Souray, no entanto, é tão propício a contusões que estava saudável quando comecei essa coluna (pouco antes da partida de pré-temporada contra os Senators) e, quando terminei, já estava com o pulso esquerdo machucado. Os outros dois defensores que devem compor os seis titulares são Craig Rivet (deve se cuidar, pois agora é o defensor mais bem pago da equipe, e isso é perigoso em Montreal) e Francis Boullion. Mark Streit, capitão da seleção suíça, e o novato Ron Hainsey são as outras opções.

Ataque com a maior profundidade dos últimos dez anos

Contratado junto aos Rangers para ser o diferencial dos Canadiens na reta final da temporada 2003-04, Alexei Kovalev só despertou nos playoffs, com dez pontos em 11 jogos. E manter esse jogador capaz de desequilibrar uma partida foi a principal missão do gerente geral Bob Gainey nesse período de intensas modificações na NHL. O asa direita, capitão da seleção russa, deverá formar uma primeira linha de alta pontuação com o central Saku Koivu e o eslovaco Richard Zednik. Detalhe: Kovalev é o jogador mais velho da equipe, com apenas 32 anos.

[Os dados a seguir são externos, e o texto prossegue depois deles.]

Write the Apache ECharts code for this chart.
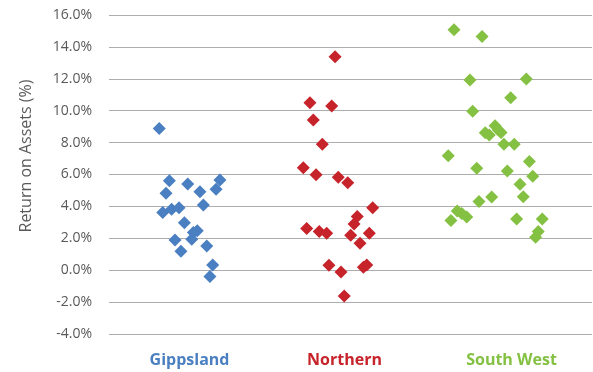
<!DOCTYPE html>
<html>
<head>
<meta charset="utf-8">
<script src="https://cdn.jsdelivr.net/npm/echarts@6/dist/echarts.min.js"></script>
<style>
html,body{margin:0;padding:0;background:#fff;}
#chart{width:593px;height:372px;}
</style>
</head>
<body>
<div id="chart"></div>
<script>
const categories = ['Gippsland', 'Northern', 'South West'];
const yTicks = [-4, -2, 0, 2, 4, 6, 8, 10, 12, 14, 16];

// [jittered x position in category units, return on assets %]
const gippsland = [
  [0.312, 8.89], [0.375, 5.61], [0.489, 5.40], [0.689, 5.65], [0.665, 5.07],
  [0.354, 4.82], [0.565, 4.92], [0.586, 4.09], [0.334, 3.61], [0.389, 3.82],
  [0.435, 3.92], [0.468, 2.98], [0.524, 2.36], [0.548, 2.48], [0.514, 1.94],
  [0.410, 1.90], [0.447, 1.19], [0.607, 1.52], [0.644, 0.33], [0.627, -0.40]
];
const northern = [
  [1.404, 13.38], [1.248, 10.50], [1.383, 10.29], [1.269, 9.41], [1.325, 7.89],
  [1.207, 6.43], [1.286, 5.99], [1.424, 5.82], [1.483, 5.49], [1.638, 3.92],
  [1.542, 3.36], [1.522, 2.90], [1.228, 2.61], [1.306, 2.42], [1.352, 2.32],
  [1.501, 2.19], [1.617, 2.32], [1.559, 1.69], [1.366, 0.31], [1.580, 0.19],
  [1.601, 0.33], [1.441, -0.11], [1.461, -1.61]
];
const southWest = [
  [2.143, 15.07], [2.317, 14.65], [2.242, 11.92], [2.592, 11.98], [2.495, 10.81],
  [2.259, 9.97], [2.398, 9.05], [2.337, 8.62], [2.362, 8.47], [2.418, 8.79],
  [2.435, 8.64], [2.453, 7.89], [2.517, 7.89], [2.107, 7.18], [2.611, 6.82],
  [2.284, 6.39], [2.474, 6.22], [2.632, 5.89], [2.553, 5.39], [2.573, 4.61],
  [2.377, 4.59], [2.298, 4.30], [2.163, 3.71], [2.191, 3.55], [2.222, 3.34],
  [2.124, 3.11], [2.532, 3.21], [2.691, 3.21], [2.666, 2.42], [2.650, 2.07]
];
const seriesData = [gippsland, northern, southWest];
const colors = ['#4A7FC1', '#C6232B', '#84C143'];

const chart = echarts.init(document.getElementById('chart'));
const font = '"Open Sans", sans-serif';
chart.setOption({
  animation: false,
  grid: { left: 109, right: 1, top: 15, bottom: 38, containLabel: false },
  xAxis: [
    { type: 'value', min: 0, max: 3, show: false },
    {
      type: 'category', data: categories, position: 'bottom',
      axisLine: { show: false }, axisTick: { show: false }, splitLine: { show: false },
      axisLabel: {
        margin: 18,
        formatter: function (v) { return '{c' + categories.indexOf(v) + '|' + v + '}'; },
        rich: {
          c0: { color: colors[0], fontFamily: font, fontSize: 16, fontWeight: 'bold' },
          c1: { color: colors[1], fontFamily: font, fontSize: 16, fontWeight: 'bold', padding: [0, 12, 0, 0] },
          c2: { color: colors[2], fontFamily: font, fontSize: 16, fontWeight: 'bold' }
        }
      }
    }
  ],
  yAxis: {
    type: 'value', min: yTicks[0], max: yTicks[yTicks.length - 1], interval: 2,
    axisLine: { show: false }, axisTick: { show: false },
    splitLine: { lineStyle: { color: '#ADADAD', width: 1 } },
    axisLabel: {
      margin: 17, fontFamily: font, fontSize: 14, color: '#595959',
      formatter: function (v) { return v.toFixed(1) + '%'; }
    }
  },
  graphic: [{
    type: 'text', x: 26, y: 156, rotation: Math.PI / 2,
    style: {
      text: 'Return on Assets (%)', fontFamily: font, fontSize: 16, fill: '#595959',
      align: 'center', verticalAlign: 'middle'
    }
  }],
  series: seriesData.map(function (d, i) {
    return {
      name: categories[i], type: 'scatter', xAxisIndex: 0, data: d,
      symbol: 'diamond', symbolSize: 13,
      itemStyle: { color: colors[i], opacity: 1 }
    };
  })
});
</script>
</body>
</html>
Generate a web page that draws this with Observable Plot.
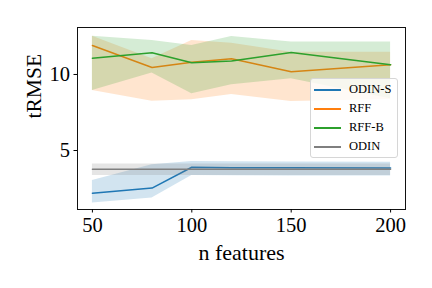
<!DOCTYPE html>
<html><head><meta charset="utf-8">
<script src="https://cdn.jsdelivr.net/npm/d3@7"></script>
<script src="https://cdn.jsdelivr.net/npm/@observablehq/plot@0.6"></script>
<style>
body{margin:0;background:#fff;}
#wrap{position:relative;width:432px;height:288px;}
#legend{position:absolute;left:310px;top:78px;width:88px;height:80px;background:rgba(255,255,255,0.8);border:1px solid #d6d6d6;border-radius:3px;box-sizing:border-box;font-family:"Liberation Serif",serif;font-size:12.5px;color:#000;}
.item{position:absolute;left:0;height:19px;width:100%;}
.sw{position:absolute;left:3px;top:9px;width:27px;height:0;border-top:2px solid;}
.lab{position:absolute;left:38px;top:1px;line-height:17px;}
</style></head>
<body><div id="wrap"><div id="chart"></div><div id="legend"></div></div>
<script>
const nFeatures = [50, 80, 100, 120, 150, 200];
const xTicks = [50, 100, 150, 200];
const yTicks = [5, 10];

const seriesNames = ["ODIN-S", "RFF", "RFF-B", "ODIN"];
const seriesColors = ["#1f77b4", "#ff7f0e", "#2ca02c", "#7f7f7f"];

const odinSMean = [2.19, 2.53, 3.90, 3.87, 3.86, 3.85];
const odinSLow  = [1.55, 1.88, 3.36, 3.34, 3.33, 3.33];
const odinSHigh = [3.03, 4.06, 4.28, 4.26, 4.24, 4.22];

const rffMean = [11.91, 10.46, 10.81, 11.03, 10.18, 10.64];
const rffLow  = [8.95, 8.24, 8.34, 8.68, 8.22, 8.35];
const rffHigh = [12.52, 11.03, 12.24, 12.06, 11.47, 11.47];

const rffBMean = [11.07, 11.43, 10.77, 10.88, 11.45, 10.64];
const rffBLow  = [8.95, 10.09, 8.73, 9.32, 9.72, 8.40];
const rffBHigh = [12.52, 12.24, 11.91, 12.50, 12.13, 12.13];

const odinMean = [3.77, 3.77, 3.77, 3.77, 3.77, 3.77];
const odinLow  = [3.36, 3.36, 3.36, 3.36, 3.36, 3.36];
const odinHigh = [4.12, 4.12, 4.12, 4.12, 4.12, 4.12];

const means = [odinSMean, rffMean, rffBMean, odinMean];
const lows = [odinSLow, rffLow, rffBLow, odinLow];
const highs = [odinSHigh, rffHigh, rffBHigh, odinHigh];

const tables = seriesNames.map((name, s) => nFeatures.map((x, i) => ({
  x, mean: means[s][i], lo: lows[s][i], hi: highs[s][i], name
})));

const marks = [];
tables.forEach((t, s) => {
  marks.push(Plot.areaY(t, {x: "x", y1: "lo", y2: "hi", fill: seriesColors[s], fillOpacity: 0.2}));
  marks.push(Plot.line(t, {x: "x", y: "mean", stroke: seriesColors[s], strokeWidth: 1.5}));
});

const font = "Liberation Serif";
const chart = Plot.plot({
  width: 432, height: 288,
  marginLeft: 77, marginRight: 27, marginTop: 27, marginBottom: 79,
  style: {fontFamily: font, fontSize: "20px", background: "#fff", color: "#000"},
  x: {domain: [42.5, 207.5]},
  y: {domain: [1.12, 13.09]},
  marks: [
    ...marks,
    Plot.frame({stroke: "#111", strokeWidth: 1}),
    Plot.axisX({ticks: xTicks, tickSize: 3.5, tickPadding: 4, label: null, fontSize: 20.5, fontFamily: font}),
    Plot.axisY({ticks: yTicks, tickSize: 3.5, tickPadding: 4, label: null, fontSize: 20.5, fontFamily: font, tickFormat: d => String(d)}),
    Plot.text(["n features"], {frameAnchor: "bottom", dy: 43, fontSize: 22, fontFamily: font, lineAnchor: "middle"}),
    Plot.text(["tRMSE"], {frameAnchor: "left", dx: -43, rotate: -90, fontSize: 21.5, fontFamily: font, lineAnchor: "middle"})
  ]
});
document.getElementById("chart").appendChild(chart);

const legend = document.getElementById("legend");
seriesNames.forEach((name, s) => {
  const it = document.createElement("div");
  it.className = "item";
  it.style.top = (1 + s * 19) + "px";
  const sw = document.createElement("div");
  sw.className = "sw"; sw.style.borderColor = seriesColors[s];
  const lb = document.createElement("div");
  lb.className = "lab"; lb.textContent = name;
  it.appendChild(sw); it.appendChild(lb);
  legend.appendChild(it);
});
</script></body></html>
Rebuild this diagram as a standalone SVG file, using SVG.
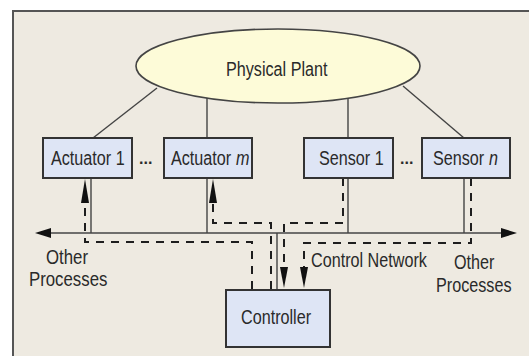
<svg xmlns="http://www.w3.org/2000/svg" width="529" height="356" viewBox="0 0 529 356">
<style>
.t{font-family:"Liberation Sans",Arial,sans-serif;font-size:21px;fill:#2a2a2a}
.i{font-style:italic}
.box{fill:#dee5f5;stroke:#333;stroke-width:2}
.sol{stroke:#444;stroke-width:1.4;fill:none}
.dsh{stroke:#1e1e1e;stroke-width:2;fill:none;stroke-dasharray:8 7}
.ah{fill:#111}
.dots{font-family:"Liberation Sans",Arial,sans-serif;font-size:16px;font-weight:bold;fill:#2a2a2a}
</style>
<rect x="0" y="0" width="529" height="356" fill="#ffffff"/>
<rect x="13" y="11" width="540" height="370" fill="#eeeae1" stroke="#555" stroke-width="2"/>
<g id="connectors">
<line class="sol" x1="157" y1="88" x2="93" y2="138"/>
<line class="sol" x1="207" y1="97" x2="207" y2="138"/>
<line class="sol" x1="348" y1="98" x2="348" y2="138"/>
<line class="sol" x1="403" y1="86" x2="464" y2="138"/>
<line class="sol" x1="91" y1="178" x2="91" y2="233"/>
<line class="sol" x1="207" y1="178" x2="207" y2="233"/>
<line class="sol" x1="348" y1="178" x2="348" y2="233"/>
<line class="sol" x1="464" y1="178" x2="464" y2="233"/>
<line class="sol" x1="277" y1="233" x2="277" y2="290"/>
<line x1="48" y1="233" x2="502" y2="233" stroke="#444" stroke-width="1.6"/>
<polygon class="ah" points="35,233 51,228 51,238"/>
<polygon class="ah" points="517,233 501,228 501,238"/>
<path class="dsh" d="M252,289 V242 H85 V203"/>
<polygon class="ah" points="85,179 81,203 89,203"/>
<path class="dsh" d="M271,289 V223 H213 V203"/>
<polygon class="ah" points="213,179 209,203 217,203"/>
<path class="dsh" d="M343,178 V223 H284 V268"/>
<polygon class="ah" points="284,288 280,267 288,267"/>
<path class="dsh" d="M471,178 V243 H304 V268"/>
<polygon class="ah" points="304,288 300,267 308,267"/>
</g>
<g id="plant">
<ellipse cx="278" cy="66" rx="142" ry="37" fill="#fdfbd8" stroke="#444" stroke-width="1.6"/>
<text class="t" transform="translate(226,76) scale(0.77,1)">Physical Plant</text>
</g>
<g id="actuator1">
<rect class="box" x="43" y="138" width="89" height="40"/>
<text class="t" transform="translate(51,165) scale(0.77,1)">Actuator 1</text>
</g>
<g id="dots1"><text class="dots" x="139" y="164">...</text></g>
<g id="actuatorm">
<rect class="box" x="164" y="138" width="88" height="40"/>
<text class="t" transform="translate(171,165) scale(0.77,1)">Actuator</text>
<text class="t i" transform="translate(236,165) scale(0.77,1)">m</text>
</g>
<g id="sensor1">
<rect class="box" x="304" y="138" width="89" height="40"/>
<text class="t" transform="translate(319,165) scale(0.77,1)">Sensor 1</text>
</g>
<g id="dots2"><text class="dots" x="400" y="164">...</text></g>
<g id="sensorn">
<rect class="box" x="422" y="138" width="88" height="40"/>
<text class="t" transform="translate(433,165) scale(0.77,1)">Sensor</text>
<text class="t i" transform="translate(489,165) scale(0.77,1)">n</text>
</g>
<g id="controller">
<rect class="box" x="226" y="290" width="104" height="57"/>
<text class="t" transform="translate(241,324) scale(0.77,1)">Controller</text>
</g>
<g id="labels">
<text class="t" transform="translate(46,264) scale(0.8,1)">Other</text>
<text class="t" transform="translate(29,286) scale(0.8,1)">Processes</text>
<text class="t" transform="translate(311,267) scale(0.77,1)">Control Network</text>
<text class="t" transform="translate(454,269) scale(0.77,1)">Other</text>
<text class="t" transform="translate(436,292) scale(0.77,1)">Processes</text>
</g>
</svg>
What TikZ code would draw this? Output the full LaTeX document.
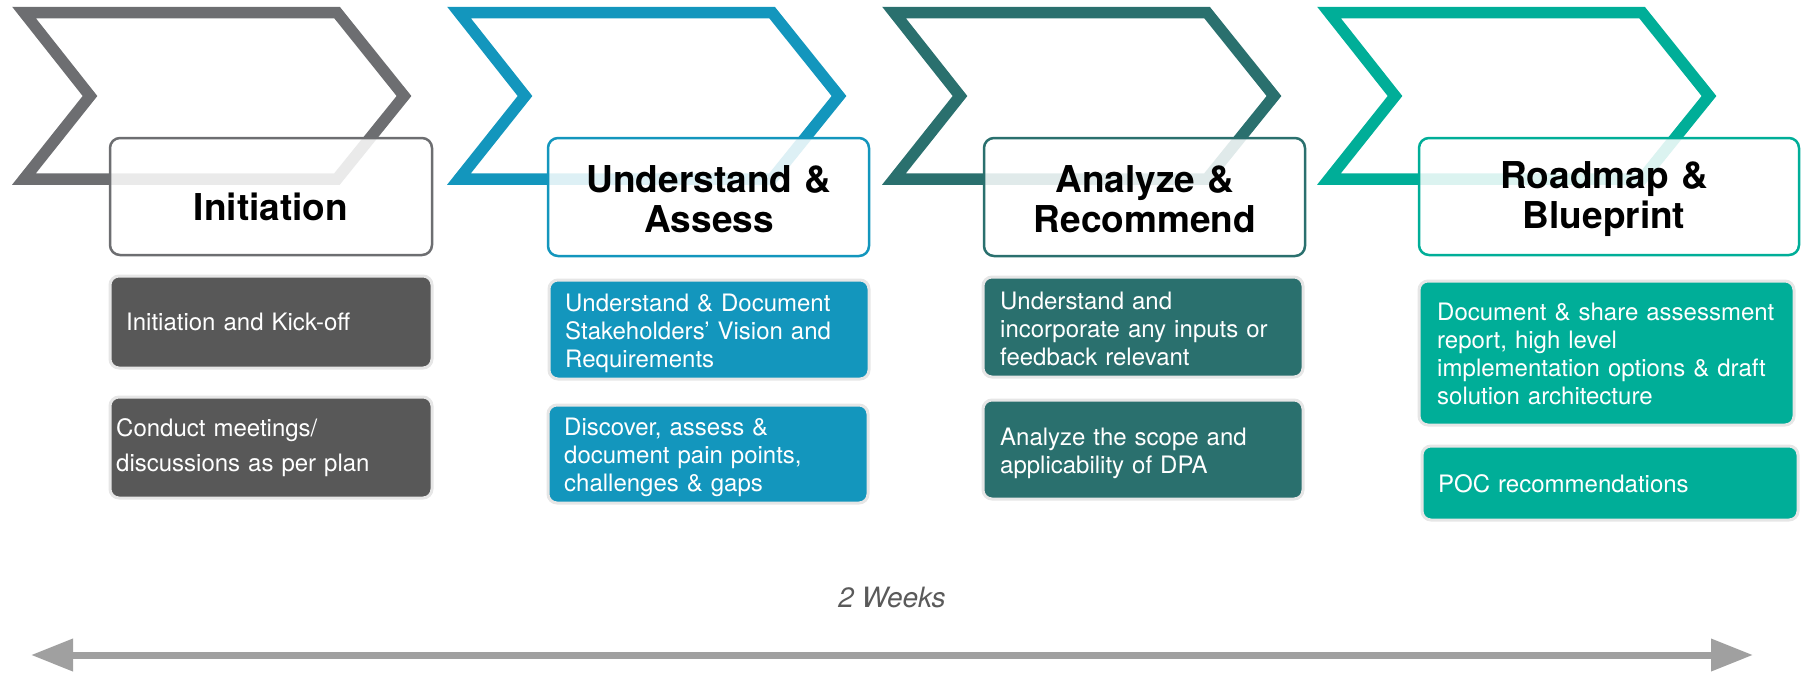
\documentclass[tikz,border=0pt]{standalone}
\usepackage{fontspec}
\setmainfont{TeX Gyre Heros}
\usetikzlibrary{arrows.meta}
\definecolor{cgray}{HTML}{6D6E71}
\definecolor{cblue}{HTML}{1396BD}
\definecolor{cdteal}{HTML}{2A706E}
\definecolor{cgreen}{HTML}{00AE98}
\definecolor{cdark}{HTML}{585858}
\definecolor{boxedge}{HTML}{E6E6E6}
\definecolor{arrowgray}{HTML}{A0A0A0}
\definecolor{weekgray}{HTML}{5A5A5A}
\tikzset{
  chev/.style={line width=11.5pt, line join=miter, miter limit=10},
  tbox/.style={draw, line width=2.5pt, rounded corners=10pt, fill=white, fill opacity=0.86, inner sep=0pt},
  ttext/.style={font=\bfseries\fontsize{37}{40}\selectfont, align=center, text=black, inner sep=0pt,
    text width=360pt, anchor=base},
  dbox/.style={draw=boxedge, line width=3pt, rounded corners=9pt, inner sep=0pt},
  dtext/.style={text=white, align=left, font=\fontsize{24}{28}\selectfont, inner sep=0pt,
    text width=360pt, anchor=base west},
  weeks/.style={font=\itshape\fontsize{28}{32}\selectfont, text=weekgray, inner sep=0pt},
  timeline/.style={draw=arrowgray, line width=7pt,
    {Triangle[length=42pt,width=31pt]}-{Triangle[length=42pt,width=31pt]}}
}
\newcommand{\chevron}[2]{%
  \draw[chev, draw=#2] (24+#1,12.5) -- (337+#1,12.5) -- (404+#1,96) -- (337+#1,179)
    -- (24+#1,179) -- (90+#1,96) -- cycle;}
\begin{document}
\begin{tikzpicture}[x=1pt,y=-1pt]
\useasboundingbox (0,0) rectangle (1806,673);
% chevrons
\chevron{0}{cgray}
\chevron{435}{cblue}
\chevron{870}{cdteal}
\chevron{1305}{cgreen}
% title boxes
\node[tbox, draw=cgray, minimum width=322pt, minimum height=117pt] (t1) at (271,196.5) {};
\node[tbox, draw=cblue, minimum width=321pt, minimum height=118pt] (t2) at (708.5,197) {};
\node[tbox, draw=cdteal, minimum width=321pt, minimum height=118pt] (t3) at (1144.5,197) {};
\node[tbox, draw=cgreen, minimum width=380pt, minimum height=117pt] (t4) at (1609,196.5) {};
\node[ttext] (t1l) at (271,220) {Initiation};
\node[ttext] (t2l) at (709,192) {Understand \&\\Assess};
\node[ttext] (t3l) at (1145,192) {Analyze \&\\Recommend};
\node[ttext] (t4l) at (1604,188) {Roadmap \&\\Blueprint};
% detail boxes
\node[dbox, fill=cdark, minimum width=322pt, minimum height=92pt] (d11) at (271,322) {};
\node[dbox, fill=cdark, minimum width=322pt, minimum height=101pt] (d12) at (271,447.5) {};
\node[dbox, fill=cblue, minimum width=320pt, minimum height=99pt] (d21) at (709,329.5) {};
\node[dbox, fill=cblue, minimum width=320pt, minimum height=98pt] (d22) at (708,454) {};
\node[dbox, fill=cdteal, minimum width=320pt, minimum height=100pt] (d31) at (1143,327) {};
\node[dbox, fill=cdteal, minimum width=320pt, minimum height=99pt] (d32) at (1143,449.5) {};
\node[dbox, fill=cgreen, minimum width=375pt, minimum height=144pt] (d41) at (1606.5,353) {};
\node[dbox, fill=cgreen, minimum width=376pt, minimum height=74pt] (d42) at (1610,483) {};
\node[dtext] (d11l) at (126,330) {Initiation and Kick-off};
\node[dtext, font=\fontsize{24}{35}\selectfont] (d12l) at (116,436) {Conduct meetings/\\discussions as per plan};
\node[dtext] (d21l) at (565,311) {Understand \& Document\\Stakeholders’ Vision and\\Requirements};
\node[dtext] (d22l) at (564,435) {Discover, assess \&\\document pain points,\\challenges \& gaps};
\node[dtext] (d31l) at (1000,309) {Understand and\\incorporate any inputs or\\feedback relevant};
\node[dtext] (d32l) at (1000,445) {Analyze the scope and\\applicability of DPA};
\node[dtext] (d41l) at (1437,320) {Document \& share assessment\\report, high level\\implementation options \& draft\\solution architecture};
\node[dtext] (d42l) at (1438,492) {POC recommendations};
% timeline
\node[weeks, anchor=base] (wk) at (892,607) {2 Weeks};
\coordinate (a1) at (31,655);
\coordinate (a2) at (1753,655);
\draw[timeline] (a1) -- (a2);
\end{tikzpicture}
\end{document}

Saku Koivu merece parágrafo à parte. O capitão da seleção finlandesa é um herói até mesmo aqui, nas frias e inóspitas salas da redação da TheSlot.com.br. Não fosse pelo grande contingente de torcedores dos Penguins na redação, já teríamos substituído o pôster do Dick Tarnström da sala de xerox por um de Saku Koivu. Mas contentar-nos-emos com Koivu chegando a 60 assistências na temporada e Tarnström relegado à segunda linha defensiva dos Penguins!

Da segunda linha de defesa dos Pens para a segunda de ataque dos Habs. Duas jovens revelações tentarão provar que a última temporada não foi obra do acaso. O diminuto e arisco central Mike Ribeiro liderou a equipe com 65 pontos, apenas dois a mais que Michael Ryder. Ribeiro, nascido em Montreal, compensa seus lapsos defensivos com um arsenal rico de jogadas de efeito. Já o asa direita Ryder ficou apenas atrás do goleiro do Boston Bruins, Andrew Raycroft, na eleição do melhor novato da temporada e é o protótipo de atleta que mais agrada a Gainey e ao treinador Julien.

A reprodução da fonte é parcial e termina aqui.